PURTROPPO IL CAHIER DE DOLÉANCES sul più inquinante dei combustibili fossili non finisce qui. Negli ultimi mesi, infatti, c’è un altro Paese che è stato all’attenzione dei media per il suo legame con la polvere nera: la Germania. Additata spesso come esempio da seguire per gli investimenti sulle rinnovabili, da cui però ricava solo il 33 per cento del suo fabbisogno energetico, storicamente ha sempre puntato forte sul carbone, che conta ancora per un eloquente 40 per cento su scala nazionale.
È dello scorso dicembre un’apparente buona notizia: la chiusura dell’ultima miniera di antracite. Ma per far funzionare le centrali la Germania usa anche la lignite – che continuerà a essere scavata – e importa varie tipologie di carbone da altre parti del mondo. Secondo i dati relativi al biennio 2016-2017, circa il 65 per cento del carbone consumato all’interno dell’UE è giunto da paesi esportatori, principalmente Russia, Stati Uniti, Colombia e Australia. Questo sta a significare che alcuni stati membri, tra i quali la Germania, favoriscono un comparto inquinante anche al di fuori dei confini del Vecchio Continente, con uno sgradito effetto domino sulle emissioni globali.

La Germania continuerà a importare carbone per un paio di decenni, visto che uno stop definitivo alle sue 84 centrali è previsto solo per il 2038. La road map, resa pubblica negli ultimi giorni del 2018, contempla prima di tutto un negoziato tra Stato e utility energetiche entro fine giugno 2020. Qualora le trattative non dovessero produrre frutti, sarà il governo a prendere provvedimenti in maniera diretta. Si sa già, però, che i target intermedi non sono del tutto soddisfacenti: una riduzione di 12,5 gigawatt di potenza installata e non di 20 come auspicato entro il 2020, nessun obiettivo preciso fra il 2023 e il 2030 e, come detto, un addio al 100 per cento al 2038, con una possibilità di anticipare di tre anni. Troppo tardi, in entrambi i casi.

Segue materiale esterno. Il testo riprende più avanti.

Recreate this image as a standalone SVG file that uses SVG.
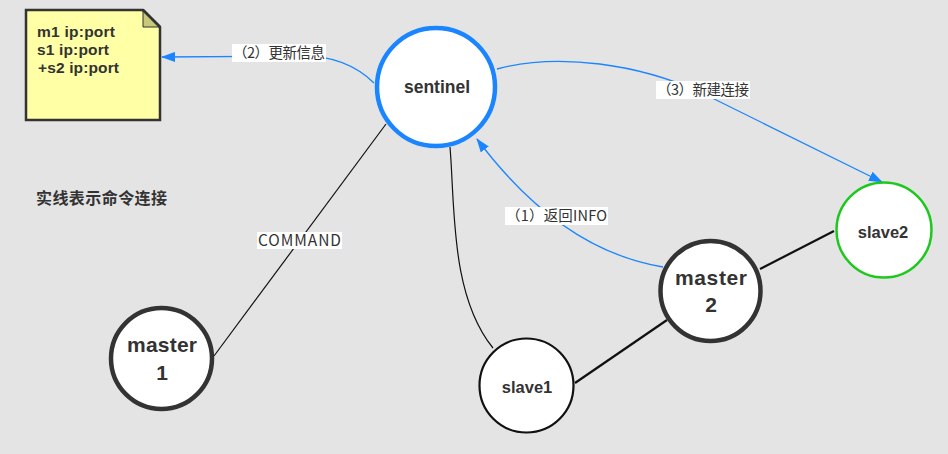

NON DEVE SORPRENDERE che Polonia e Germania siano nella Top 10 dei consumatori di carbone al mondo, parecchio distanziati però dalla capolista Cina, dall’India e dagli Usa. L’Impero di Mezzo è responsabile di quasi la metà (il 46%) dell’impiego della polvere nera, sebbene sia intenzionata a ridurre già entro il 2020 il suo impieg, andando sotto il 58 per cento del suo mix energetico – ora siamo oltre il 59. Poco disposti a invertire gli attuali trend nemmeno i governi guidati da Narendra Modi e Donald Trump, quest’ultimo fautore di un revival del carbone a stelle e strisce nonostante un calo drastico negli ultimi due decenni – da 50 a 29 per cento del mix energetico. Per aiutare il settore, l’inquilino della Casa Bianca ha cancellato il Clean Power Act di Obamiana memoria e penalizzato il solare, aumentando la pressione fiscale del 30 per cento sull’installazione di nuovi pannelli. Insomma, il fronte pro-carbone nel Pianeta è ancora troppo forte per poter sperare in un addio definitivo alla polvere nera in tempi accettabili.